Há mais de um ano que os enfermeiros lutam contra a divisão da carreira e o novo sistema de avaliação, e, greve a greve, manifestação a manifestação, a adesão destes trabalhadores da saúde vem sendo cada vez maior.
Depois da primeira manifestação, em Outubro de 2008, com cerca de dois mil enfermeiros, das greves com mais de 80% de adesão em Fevereiro, Abril e Maio de 2009, os enfermeiros mostraram ao longo destes últimos três dias de greve que não vão baixar os braços contra os ataques do governo.
Durante estes três dias a greve teve uma adesão superior a 85% em hospitais, centros de saúde e unidades de saúde familiar, chegando aos 100% de adesão em cerca de 23 hospitais, entre os quais São José, Covilhã, Leiria, IPO de Coimbra e Porto, e as maternidades Júlio Dinis (Porto), Daniel Matos e Bissaya Barreto (Coimbra).
No segundo dia de greve foram várias as manifestações regionais protagonizadas por enfermeiros, ao longo do país: concentrações de enfermeiros em frente a vários hospitais e marchas lentas de enfermeiros fizeram parar o trânsito em Faro, Porto e Braga.
Milhares de consultas e cirurgias foram canceladas e adiadas. Os hospitais e centro de saúde tornaram-se um autêntico caos, demonstrando claramente a importância fundamental destes profissionais em todos os serviços de saúde.
Por fim, no último dia de greve, a maior manifestação de sempre desta classe profissional.
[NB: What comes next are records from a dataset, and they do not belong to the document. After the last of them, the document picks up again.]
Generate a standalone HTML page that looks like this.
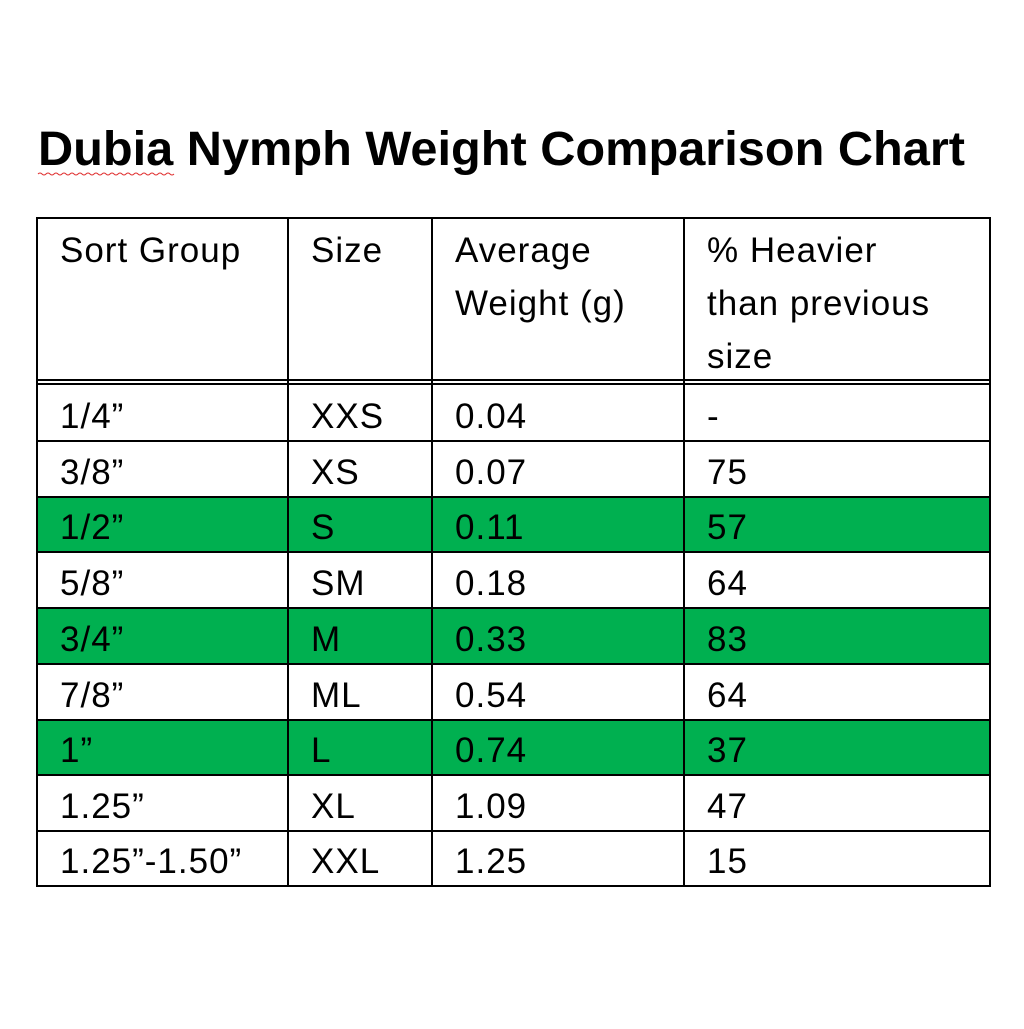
<!DOCTYPE html>
<html><head><meta charset="utf-8"><style>html,body{margin:0;padding:0;background:#fff}</style></head>
<body>
<svg width="1024" height="1024" xmlns="http://www.w3.org/2000/svg" font-family="Liberation Sans, sans-serif">
<rect width="1024" height="1024" fill="#fff"/>
<text x="38" y="165" font-size="48" font-weight="bold" textLength="927" lengthAdjust="spacingAndGlyphs">Dubia Nymph Weight Comparison Chart</text>
<path d="M38 174 q2 -2 4 0 t4 0 t4 0 t4 0 t4 0 t4 0 t4 0 t4 0 t4 0 t4 0 t4 0 t4 0 t4 0 t4 0 t4 0 t4 0 t4 0 t4 0 t4 0 t4 0 t4 0 t4 0 t4 0 t4 0 t4 0 t4 0 t4 0 t4 0 t4 0 t4 0 t4 0 t4 0 t4 0 t4 0" fill="none" stroke="#e03030" stroke-width="1"/>
<rect x="37" y="497" width="953" height="55" fill="#00B050"/>
<rect x="37" y="608" width="953" height="56" fill="#00B050"/>
<rect x="37" y="720" width="953" height="55" fill="#00B050"/>
<g stroke="#000" stroke-width="2">
<line x1="37" y1="218" x2="991" y2="218"/>
<line x1="37" y1="380" x2="991" y2="380"/>
<line x1="37" y1="384" x2="991" y2="384"/>
<line x1="37" y1="441" x2="991" y2="441"/>
<line x1="37" y1="497" x2="991" y2="497"/>
<line x1="37" y1="552" x2="991" y2="552"/>
<line x1="37" y1="608" x2="991" y2="608"/>
<line x1="37" y1="664" x2="991" y2="664"/>
<line x1="37" y1="720" x2="991" y2="720"/>
<line x1="37" y1="775" x2="991" y2="775"/>
<line x1="37" y1="831" x2="991" y2="831"/>
<line x1="37" y1="886" x2="991" y2="886"/>
<line x1="37" y1="217" x2="37" y2="887"/>
<line x1="288" y1="217" x2="288" y2="887"/>
<line x1="432" y1="217" x2="432" y2="887"/>
<line x1="684" y1="217" x2="684" y2="887"/>
<line x1="990" y1="217" x2="990" y2="887"/>
</g>
<g font-size="35" fill="#000" letter-spacing="1">
<text x="60" y="262">Sort Group</text>
<text x="311" y="262">Size</text>
<text x="455" y="262">Average</text>
<text x="455" y="315">Weight (g)</text>
<text x="707" y="262">% Heavier</text>
<text x="707" y="315">than previous</text>
<text x="707" y="368">size</text>

<text x="60" y="428">1/4”</text><text x="311" y="428">XXS</text><text x="455" y="428">0.04</text><text x="707" y="428">-</text>
<text x="60" y="484">3/8”</text><text x="311" y="484">XS</text><text x="455" y="484">0.07</text><text x="707" y="484">75</text>
<text x="60" y="539">1/2”</text><text x="311" y="539">S</text><text x="455" y="539">0.11</text><text x="707" y="539">57</text>
<text x="60" y="595">5/8”</text><text x="311" y="595">SM</text><text x="455" y="595">0.18</text><text x="707" y="595">64</text>
<text x="60" y="651">3/4”</text><text x="311" y="651">M</text><text x="455" y="651">0.33</text><text x="707" y="651">83</text>
<text x="60" y="707">7/8”</text><text x="311" y="707">ML</text><text x="455" y="707">0.54</text><text x="707" y="707">64</text>
<text x="60" y="762">1”</text><text x="311" y="762">L</text><text x="455" y="762">0.74</text><text x="707" y="762">37</text>
<text x="60" y="818">1.25”</text><text x="311" y="818">XL</text><text x="455" y="818">1.09</text><text x="707" y="818">47</text>
<text x="60" y="873">1.25”-1.50”</text><text x="311" y="873">XXL</text><text x="455" y="873">1.25</text><text x="707" y="873">15</text>
</g>
</svg>
</body></html>
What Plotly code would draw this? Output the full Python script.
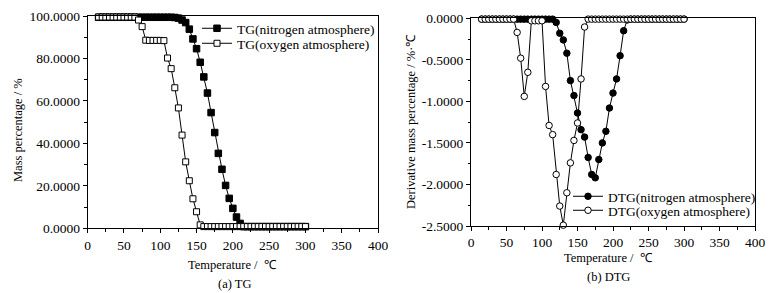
import plotly.graph_objects as go

# ---------------- data ----------------
T_tg_n = [15, 20, 25, 30, 35, 40, 45, 50, 55, 60, 65, 70, 75, 80, 85, 90, 95, 100, 105, 110,
          115, 120, 125, 130, 135, 140, 145, 150, 155, 160, 165, 170, 175, 180, 185, 190, 195,
          200, 205, 210, 215, 220, 225, 230, 235, 240, 245, 250, 255, 260, 265, 270, 275, 280,
          285, 290, 295, 300]
TG_n = [99.4, 99.4, 99.4, 99.4, 99.4, 99.4, 99.4, 99.4, 99.4, 99.4, 99.4, 99.4, 99.4, 99.4,
        99.4, 99.4, 99.4, 99.4, 99.4, 99.4, 99.4, 99.3, 99.0, 98.1, 96.9, 93.8, 89.2, 84.6,
        78.2, 71.3, 63.7, 54.5, 45.1, 35.3, 27.8, 20.2, 14.1, 9.4, 5.3, 2.3, 0.8, 0.8, 0.8,
        0.8, 0.8, 0.8, 0.8, 0.8, 0.8, 0.8, 0.8, 0.8, 0.8, 0.8, 0.8, 0.8, 0.8, 0.8]

T_tg_o = [15, 20, 25, 30, 35, 40, 45, 50, 55, 60, 65, 70, 75, 80, 85, 90, 95, 100, 105, 110,
          115, 120, 125, 130, 135, 140, 145, 150, 155, 160, 165, 170, 175, 180, 185, 190, 195,
          200, 205, 210, 215, 220, 225, 230, 235, 240, 245, 250, 255, 260, 265, 270, 275, 280,
          285, 290, 295, 300]
TG_o = [99.5, 99.5, 99.5, 99.5, 99.5, 99.5, 99.5, 99.5, 99.5, 99.5, 99.5, 98.1, 95.0, 88.6,
        88.5, 88.5, 88.5, 88.5, 88.4, 80.2, 75.2, 66.2, 56.7, 43.9, 31.3, 22.4, 13.9, 7.8, 1.6,
        0.8, 0.8, 0.8, 0.8, 0.8, 0.8, 0.8, 0.8, 0.8, 0.8, 0.8, 0.8, 0.8, 0.8, 0.8, 0.8, 0.8,
        0.8, 0.8, 0.8, 0.8, 0.8, 0.8, 0.8, 0.8, 0.8, 0.8, 0.8, 0.8]

T_dtg_n = T_tg_n
DTG_n = [-0.01, -0.01, -0.01, -0.01, -0.01, -0.01, -0.01, -0.01, -0.01, -0.01, -0.01, -0.01,
         -0.01, -0.01, -0.01, -0.01, -0.01, -0.01, -0.01, -0.01, -0.01, -0.05, -0.18, -0.26,
         -0.42, -0.75, -0.93, -1.14, -1.34, -1.43, -1.675, -1.88, -1.92, -1.70, -1.50, -1.36,
         -1.08, -0.90, -0.73, -0.45, -0.15, -0.02, -0.01, -0.01, -0.01, -0.01, -0.01, -0.01,
         -0.01, -0.01, -0.01, -0.01, -0.01, -0.01, -0.01, -0.01, -0.01, -0.01]

T_dtg_o = T_tg_o
DTG_o = [-0.01, -0.01, -0.01, -0.01, -0.01, -0.01, -0.01, -0.01, -0.01, -0.01, -0.17, -0.48,
         -0.94, -0.65, -0.03, -0.03, -0.03, -0.03, -0.82, -1.29, -1.40, -1.88, -2.26, -2.49,
         -2.10, -1.74, -1.47, -1.26, -0.73, -0.105, -0.01, -0.01, -0.01, -0.01, -0.01, -0.01,
         -0.01, -0.01, -0.01, -0.01, -0.01, -0.01, -0.01, -0.01, -0.01, -0.01, -0.01, -0.01,
         -0.01, -0.01, -0.01, -0.01, -0.01, -0.01, -0.01, -0.01, -0.01, -0.01]

x_ticks = [0, 50, 100, 150, 200, 250, 300, 350, 400]
tg_ticks = [0, 20, 40, 60, 80, 100]
tg_ticktext = ["0.0000", "20.0000", "40.0000", "60.0000", "80.0000", "100.0000"]
dtg_ticks = [0, -0.5, -1.0, -1.5, -2.0, -2.5]
dtg_ticktext = ["0.0000", "-0.5000", "-1.0000", "-1.5000", "-2.0000", "-2.5000"]

names = ["TG(nitrogen atmosphere)", "TG(oxygen atmosphere)",
         "DTG(nitrogen atmosphere)", "DTG(oxygen atmosphere)"]

# ---------------- figure ----------------
FONT = "Liberation Serif, Times New Roman, serif"
OFF = 8                      # page body margin of the browser
W, H = 777 - OFF, 293 - OFF  # figure fits the window


def px(xp):
    return (xp - OFF) / W


def py(yp):
    return 1 - (yp - OFF) / H


fig = go.Figure()
line = dict(color="black", width=1)
fig.add_trace(go.Scatter(x=T_tg_n, y=TG_n, mode="lines+markers", name=names[0],
                         line=line, cliponaxis=False,
                         marker=dict(symbol="square", size=6.5, color="black",
                                     line=dict(color="black", width=1)),
                         xaxis="x", yaxis="y", legend="legend"))
fig.add_trace(go.Scatter(x=T_tg_o, y=TG_o, mode="lines+markers", name=names[1],
                         line=line, cliponaxis=False,
                         marker=dict(symbol="square", size=6, color="white",
                                     line=dict(color="black", width=1)),
                         xaxis="x", yaxis="y", legend="legend2"))
fig.add_trace(go.Scatter(x=T_dtg_n, y=DTG_n, mode="lines+markers", name=names[2],
                         line=line, cliponaxis=False,
                         marker=dict(symbol="circle", size=6.5, color="black",
                                     line=dict(color="black", width=1)),
                         xaxis="x2", yaxis="y2", legend="legend3"))
fig.add_trace(go.Scatter(x=T_dtg_o, y=DTG_o, mode="lines+markers", name=names[3],
                         line=line, cliponaxis=False,
                         marker=dict(symbol="circle", size=6.5, color="white",
                                     line=dict(color="black", width=1)),
                         xaxis="x2", yaxis="y2", legend="legend4"))

tickfont = dict(family=FONT, size=13.5, color="black")


def xax(domain, anchor):
    return dict(domain=domain, anchor=anchor, range=[0, 400], tickvals=x_ticks,
                automargin=False,
                showgrid=False, zeroline=False, showline=True, linecolor="black",
                linewidth=1, mirror=True, ticks="outside", ticklen=4, tickwidth=1,
                tickcolor="black", tickfont=tickfont,
                minor=dict(ticks="outside", dtick=25, tick0=0, ticklen=2.5,
                           tickcolor="black", tickwidth=1))


def yax(domain, anchor, rng, tv, tt, minor_dtick, minor0):
    return dict(domain=domain, anchor=anchor, range=rng, tickvals=tv, ticktext=tt,
                automargin=False,
                showgrid=False, zeroline=False, showline=True, linecolor="black",
                linewidth=1, mirror=True, ticks="outside", ticklen=4, tickwidth=1,
                tickcolor="black", tickfont=tickfont,
                minor=dict(ticks="outside", dtick=minor_dtick, tick0=minor0, ticklen=2.5,
                           tickcolor="black", tickwidth=1))


def leg(text_x, center_y):
    # one single-item legend, placed so its text starts at text_x and its row is centred at center_y
    return dict(x=px(text_x - 40), y=py(center_y - 16), xanchor="left", yanchor="top",
                bgcolor="rgba(0,0,0,0)", borderwidth=0, tracegroupgap=0,
                font=dict(family=FONT, size=13.5, color="black"))


fig.update_layout(
    width=W, height=H, margin=dict(l=0, r=0, t=0, b=0, autoexpand=False),
    paper_bgcolor="white", plot_bgcolor="white",
    font=dict(family=FONT, size=12, color="black"),
    xaxis=xax([px(87.7), px(378)], "y"),
    yaxis=yax([py(228.3), py(16)], "x", [0, 100], tg_ticks, tg_ticktext, 10, 0),
    xaxis2=xax([px(471), px(755)], "y2"),
    yaxis2=yax([py(226), py(18.3)], "x2", [-2.5, 0], dtg_ticks, dtg_ticktext, 0.25, 0),
    legend=leg(237, 29),
    legend2=leg(237, 44),
    legend3=leg(608, 197),
    legend4=leg(608, 211),
    showlegend=True,
)

ann_font = dict(family=FONT, size=12.5, color="black")
annotations = [
    dict(text="Mass percentage / %", x=px(18), y=py(130), textangle=-90),
    dict(text="Temperature /  ℃", x=px(232), y=py(265)),
    dict(text="(a) TG", x=px(234), y=py(284)),
    dict(text="Derivative mass percentage / %·℃", x=px(411), y=py(122), textangle=-90),
    dict(text="Temperature /  ℃", x=px(608), y=py(258)),
    dict(text="(b) DTG", x=px(608), y=py(277)),
]
for a in annotations:
    fig.add_annotation(xref="paper", yref="paper", showarrow=False, font=ann_font,
                       xanchor="center", yanchor="middle", **a)

fig.write_html("out.html")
Cerca de 17 mil enfermeiros, quase metade de todos os enfermeiros do país (tendo ficado muitos retidos nos hospitais para a prestação dos cuidados mínimos), caminharam desde o Ministério da Saúde até ao Ministério das Finanças, demonstrando claramente a união e força da classe.
As reivindicações
Ainda antes do inicio da greve, provavelmente prevendo o seu grau de adesão, o Ministério da Saúde recuou nas propostas que constituíam os principais motivos de protesto declarados no pré-aviso de greve. Ainda assim a greve manteve-se.
As principais reivindicações do sindicato prendem-se principalmente com a grelha salarial proposta pelo governo. No pré-aviso de greve constavam essencialmente como objectivos as injustiças salariais, como durante os próximos quatro anos os enfermeiros continuarem a ingressar na carreira no nível de bacharel, quando são licenciados.
Para além da grelha salarial, os sindicatos contestam a proporção de Enfermeiro para a categoria de Enfermeiro Principal, apesar da grande maioria dos enfermeiros ainda não aceitar a divisão da carreira em duas categorias.
De forma muito semelhante ao “Memorando de Entendimento” assinado pelas direcções de sindicatos dos professores, as direcções sindicais dos enfermeiros assinaram um acordo com Ministério da Saúde, em Agosto do ano passado que previa a divisão da carreira de enfermagem, a grande bandeira de luta dos milhares de enfermeiros que fizeram greves e manifestações com adesões históricas.
Esta traição foi justificada pelo sindicato como sendo um recuo táctico (a um mês das eleições legislativas, quando o governo fazia de tudo para que greves e manifestações não ofuscassem a campanha eleitoral). O que vemos agora é que o recuo táctico passou a ser definitivo e as direcções sindicais apenas exigem um melhor rácio nas duas categorias.
A luta daqui para a frente
O ataque à Função Pública, por meio da lei 12A/2008, foi semelhante para todos os sectores: professores, enfermeiros, administração pública, auxiliares de acção médica, técnicos de diagnóstico e terapêutica, médicos, etc. No entanto, a resposta tem sido parcelar. Neste momento a união de todos os sectores da função pública é fundamental para acabar com as divisões de carreiras, quotas nas avaliações, grelhas salariais injustas, contratos de trabalho precário, entre outros ataques.
No que respeita exclusivamente aos enfermeiros, a ministra Ana Jorge já se mostrou disponível para retomar as negociações. Em resposta, as direcções sindicais afirmam que estão dispostas a prolongar as acções de luta se as suas reivindicações não forem ouvidas, estando já planeada uma greve dos enfermeiros às cirurgias programadas. Apesar de ser apenas uma parte da classe em greve, esta acção é muito progressiva dado que pressupõe que os restantes enfermeiros quotizem parte do salário para os enfermeiros em greve.
Mesmo que as exigências dos sindicatos sejam ouvidas, manter-se-á a divisão da carreira em duas categorias – nesse caso, o que farão as direcções sindicais? Será que, à semelhança do processo de luta dos professores, será necessária a criação de movimentos independentes de enfermeiros que, à margem das direcções sindicais, dirijam a luta dos enfermeiros no sentido de fazer ouvir todas as reivindicações dos enfermeiros e não só a parte que mais convém?